— Start Task input —

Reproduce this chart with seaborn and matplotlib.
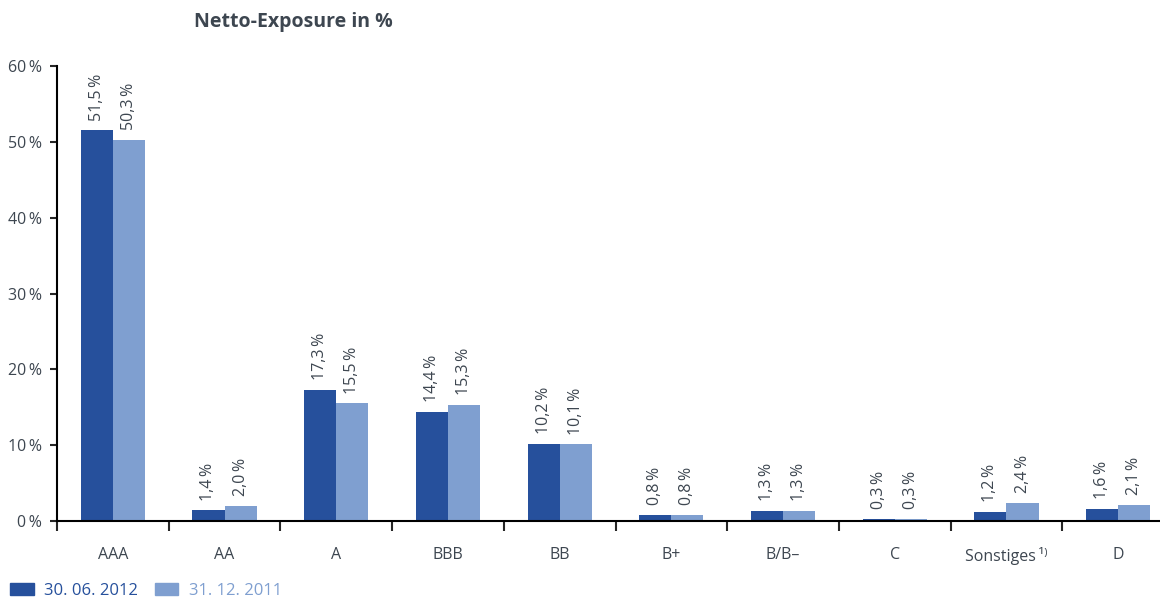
import numpy as np
import pandas as pd
import matplotlib
matplotlib.use("Agg")
import matplotlib.pyplot as plt
from matplotlib.patches import Patch
import seaborn as sns

# data
ratings = ["AAA", "AA", "A", "BBB", "BB", "B+", "B/B\u2013", "C", "Sonstiges\u2009\u00b9\u207e", "D"]
val_2012 = [51.5, 1.4, 17.3, 14.4, 10.2, 0.8, 1.3, 0.3, 1.2, 1.6]
val_2011 = [50.3, 2.0, 15.5, 15.3, 10.1, 0.8, 1.3, 0.3, 2.4, 2.1]
series = ["30. 06. 2012", "31. 12. 2011"]
y_ticks = [0, 10, 20, 30, 40, 50, 60]

dark = "#26509c"
light = "#7f9fd0"
txt = "#3d4650"

sns.set_style("white")
plt.rcParams["font.family"] = ["Open Sans", "DejaVu Sans"]

df = pd.DataFrame({
    "rating": ratings * 2,
    "value": val_2012 + val_2011,
    "series": [series[0]] * len(ratings) + [series[1]] * len(ratings),
})

fig = plt.figure(figsize=(11.6, 6.01), dpi=100)
ax = fig.add_axes([57 / 1160, 80 / 601, 1 - 57 / 1160, (521 - 66) / 601])

sns.barplot(data=df, x="rating", y="value", hue="series", order=ratings,
            hue_order=series, palette=[dark, light], width=0.575,
            saturation=1, linewidth=0, ax=ax, legend=False)

ax.set_xlabel("")
ax.set_ylabel("")

# value labels
for cont in ax.containers:
    for bar in cont:
        h = bar.get_height()
        ax.annotate(f"{h:.1f}".replace(".", ",") + "\u2009%",
                    (bar.get_x() + bar.get_width() / 2, h),
                    xytext=(0, 7), textcoords="offset points",
                    rotation=90, ha="center", va="bottom",
                    fontsize=11.5, color=txt)

# axes styling
for s in ["top", "right"]:
    ax.spines[s].set_visible(False)
for s in ["left", "bottom"]:
    ax.spines[s].set_color("black")
    ax.spines[s].set_linewidth(1.5)

ax.set_yticks(y_ticks)
ax.set_yticklabels([f"{t}\u2009%" for t in y_ticks], color=txt, fontsize=11.5)
ax.tick_params(axis="y", length=5, width=1.5, pad=6, left=True)

ax.set_xticks(range(len(ratings)))
ax.set_xticklabels(ratings, color=txt, fontsize=11.5)
ax.tick_params(axis="x", which="major", length=0, pad=19)
ax.set_xticks(np.arange(-0.5, len(ratings), 1), minor=True)
ax.tick_params(axis="x", which="minor", length=7, width=1.5, bottom=True, direction="out")

# limits last, set_xticks widens the view
ax.set_ylim(0, 60)
ax.set_xlim(-0.5, (1160 - 57) / 111.7 - 0.5)

fig.text(293 / 1160, 1 - 22 / 601, "Netto-Exposure in %", ha="center", va="center",
         fontsize=14, fontweight="bold", color=txt)

handles = [Patch(color=dark), Patch(color=light)]
leg = fig.legend(handles, series, loc="center left", bbox_to_anchor=(0.006, 1 - 591 / 601),
                 ncol=2, frameon=False, fontsize=12, handlelength=1.4,
                 handleheight=0.72, columnspacing=1.0, handletextpad=0.65,
                 borderpad=0.2, borderaxespad=0)
for t, c in zip(leg.get_texts(), [dark, light]):
    t.set_color(c)

fig.savefig("out.png", dpi=100)
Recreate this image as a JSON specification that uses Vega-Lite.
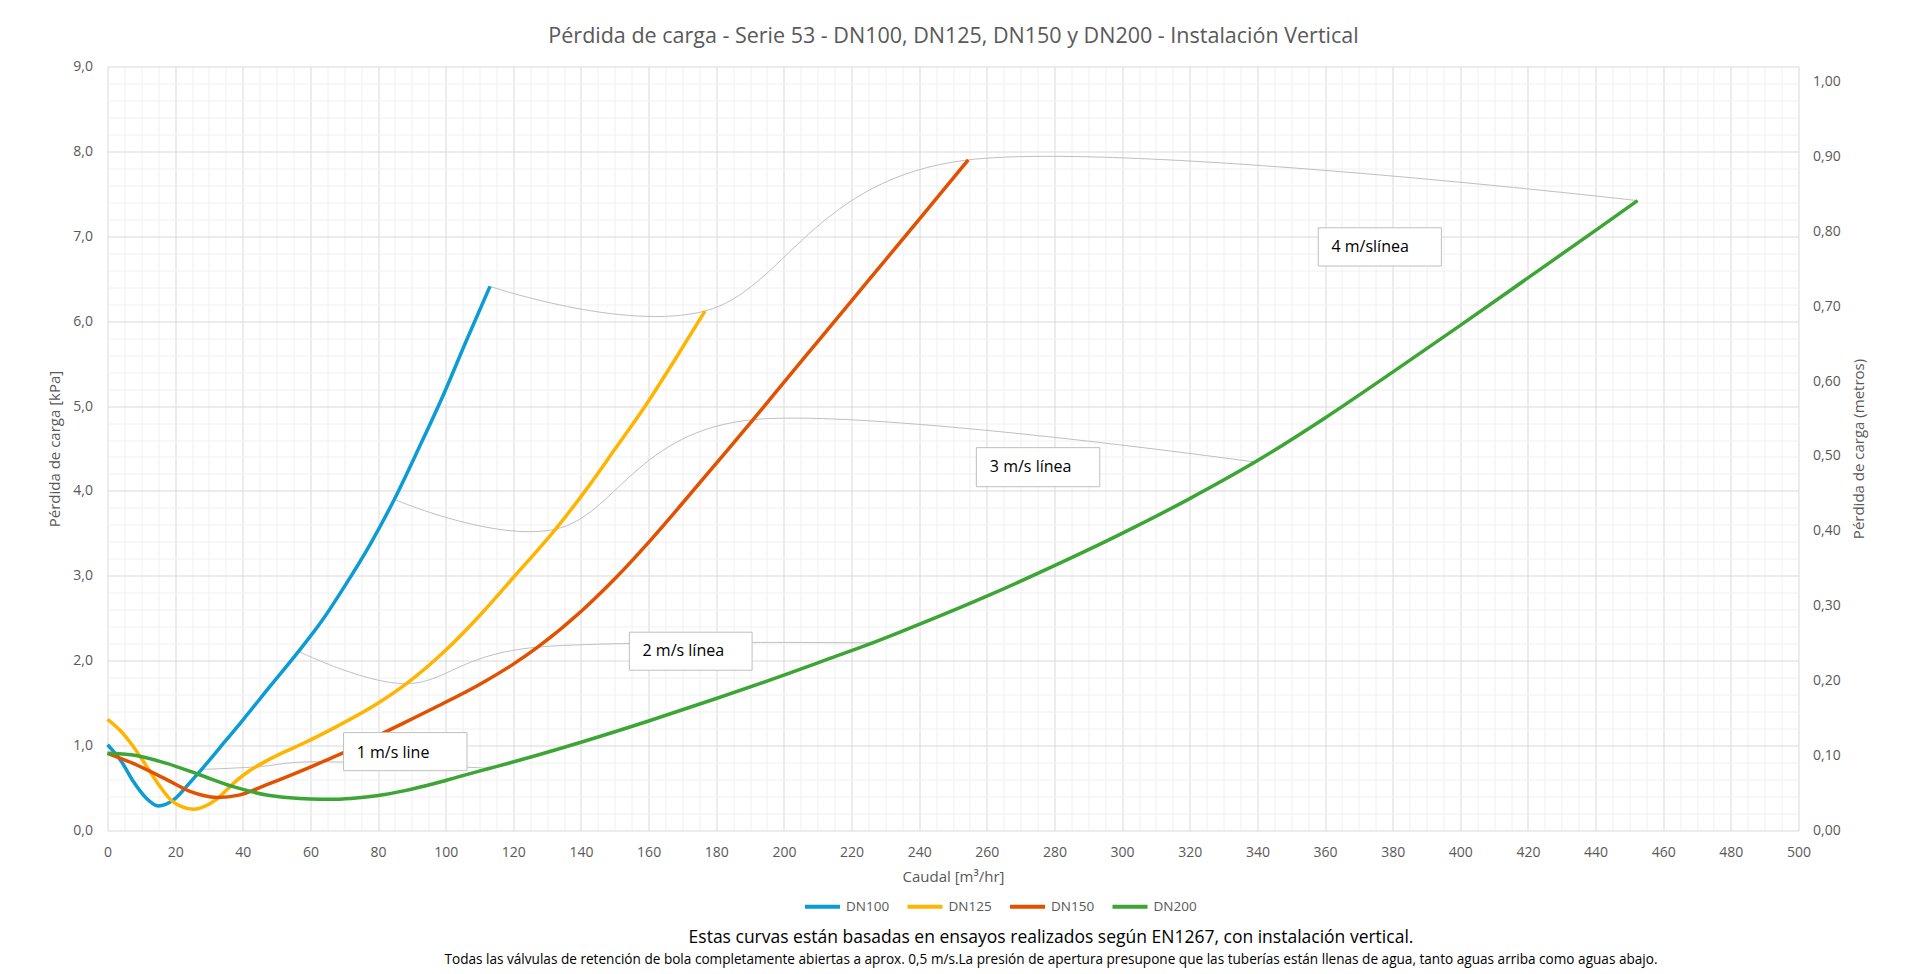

— End Task input —

### Given request:
Give again, word for word, every line from the top of the data above to the line holding "ax.spines[s].set_linewidth(1.5)", inclusive, with the pictures left out.

### Finished answer:
Reproduce this chart with seaborn and matplotlib.
import numpy as np
import pandas as pd
import matplotlib
matplotlib.use("Agg")
import matplotlib.pyplot as plt
from matplotlib.patches import Patch
import seaborn as sns

# data
ratings = ["AAA", "AA", "A", "BBB", "BB", "B+", "B/B\u2013", "C", "Sonstiges\u2009\u00b9\u207e", "D"]
val_2012 = [51.5, 1.4, 17.3, 14.4, 10.2, 0.8, 1.3, 0.3, 1.2, 1.6]
val_2011 = [50.3, 2.0, 15.5, 15.3, 10.1, 0.8, 1.3, 0.3, 2.4, 2.1]
series = ["30. 06. 2012", "31. 12. 2011"]
y_ticks = [0, 10, 20, 30, 40, 50, 60]

dark = "#26509c"
light = "#7f9fd0"
txt = "#3d4650"

sns.set_style("white")
plt.rcParams["font.family"] = ["Open Sans", "DejaVu Sans"]

df = pd.DataFrame({
    "rating": ratings * 2,
    "value": val_2012 + val_2011,
    "series": [series[0]] * len(ratings) + [series[1]] * len(ratings),
})

fig = plt.figure(figsize=(11.6, 6.01), dpi=100)
ax = fig.add_axes([57 / 1160, 80 / 601, 1 - 57 / 1160, (521 - 66) / 601])

sns.barplot(data=df, x="rating", y="value", hue="series", order=ratings,
            hue_order=series, palette=[dark, light], width=0.575,
            saturation=1, linewidth=0, ax=ax, legend=False)

ax.set_xlabel("")
ax.set_ylabel("")

# value labels
for cont in ax.containers:
    for bar in cont:
        h = bar.get_height()
        ax.annotate(f"{h:.1f}".replace(".", ",") + "\u2009%",
                    (bar.get_x() + bar.get_width() / 2, h),
                    xytext=(0, 7), textcoords="offset points",
                    rotation=90, ha="center", va="bottom",
                    fontsize=11.5, color=txt)

# axes styling
for s in ["top", "right"]:
    ax.spines[s].set_visible(False)
for s in ["left", "bottom"]:
    ax.spines[s].set_color("black")
    ax.spines[s].set_linewidth(1.5)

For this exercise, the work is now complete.